The study, published by Stanford University, covered research of over 7,000 middle and high school students. The report covered news literacy, the students’ ability to judge credible facts from Facebook and Twitter feeds, comments left in readers’ forums on news sites, blog posts, photographs and other digital messages that shape public opinion.
The assessments were aimed to find out if students obtained the skills to find out the source of these stories, and whether or not the source was deemed “credible.” The students underwent 15 tests, five for each middle school, high school and college level classes participating in the research.
“In every case and at every level, we were taken aback by students’ lack of preparation,” the authors wrote. “When it comes to evaluating information that flows through social media channels, they are easily duped.”
The study showed that out of 203 middle school students, over 75 percent were able to identify classic advertisement models and traditional news stories. But over 80 percent of students were unable to identify native advertising, identified by the words “sponsored content,” and instead thought the advertisements were news content.
“Some student even mentioned that it was sponsored content but still believed that the native advertisement, identified by the words ‘sponsored content,’ was still a real news story,” the study states. “This suggests that many students have no idea what ‘sponsored content’ means and that this is something that must be explicitly taught as early as elementary school.”

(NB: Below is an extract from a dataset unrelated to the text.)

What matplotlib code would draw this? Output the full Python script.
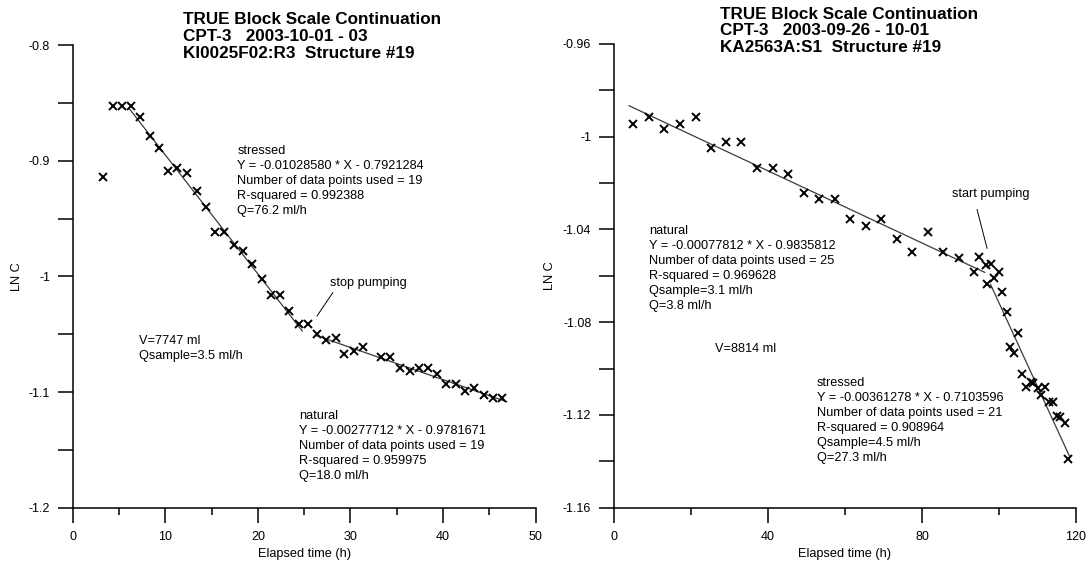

About 12 states have implemented some type of legislation to make media literacy classes available, or mandatory, in K-12 education, and more states should jump on the bandwagon. The State of Washington Legislature is considering passing a bill that would create funding and grant opportunities to educators to create media literacy curriculum, and possibly allocate state monies to hold conferences on the subject.
Our nation is being pulled to the far ends of each political spectrum and is witnessing seismic rifts in our dialogue. There are more calls for immediate action to fix intangible issues such as inequity among the races, genders and other minority groups. Being able to create an educated generation prepared with the tools to face our new reality is crucial to fix these issues. Disinformation along with slanted resources so readily available online abuses the first amendment and is creating a world with an uncertain reality.
When we can’t agree on what’s real and what’s fake, how can we as members of a community try to mend what has been broken?
This isn’t a problem just among younger generations. A majority of the population believe they are able to decipher between what is credible and unreliable sources. In fact, a survey produced in 2018 by the Pew Research Center of just over 5,000 adults shows that a large portion of the surveyed adults had a hard time discerning what was a factual news story, and what was an opinion piece (this is an opinion piece, by the way).
“For example, 36 percent of Americans with high levels of political awareness (those who are knowledgeable about politics and regularly get political news) correctly identified all five factual news statements,” an article from journalism.org regarding the study stated. “Compared with about half as many (17 percent) of those with low political awareness.”
Supporting media literacy curriculum among K-12 schools is the first step to finding a better, clearer future. Those who agree can find many free resources such as; media literacy curriculum from Commonsense.org and more free resources from the nonprofit The Newseum.
The disenfranchised reality of today’s news and digital media will not be fixed with a quick bandaid-like solution, but with continuous work to educate our future leaders and influencers to be better consumers of facts and information.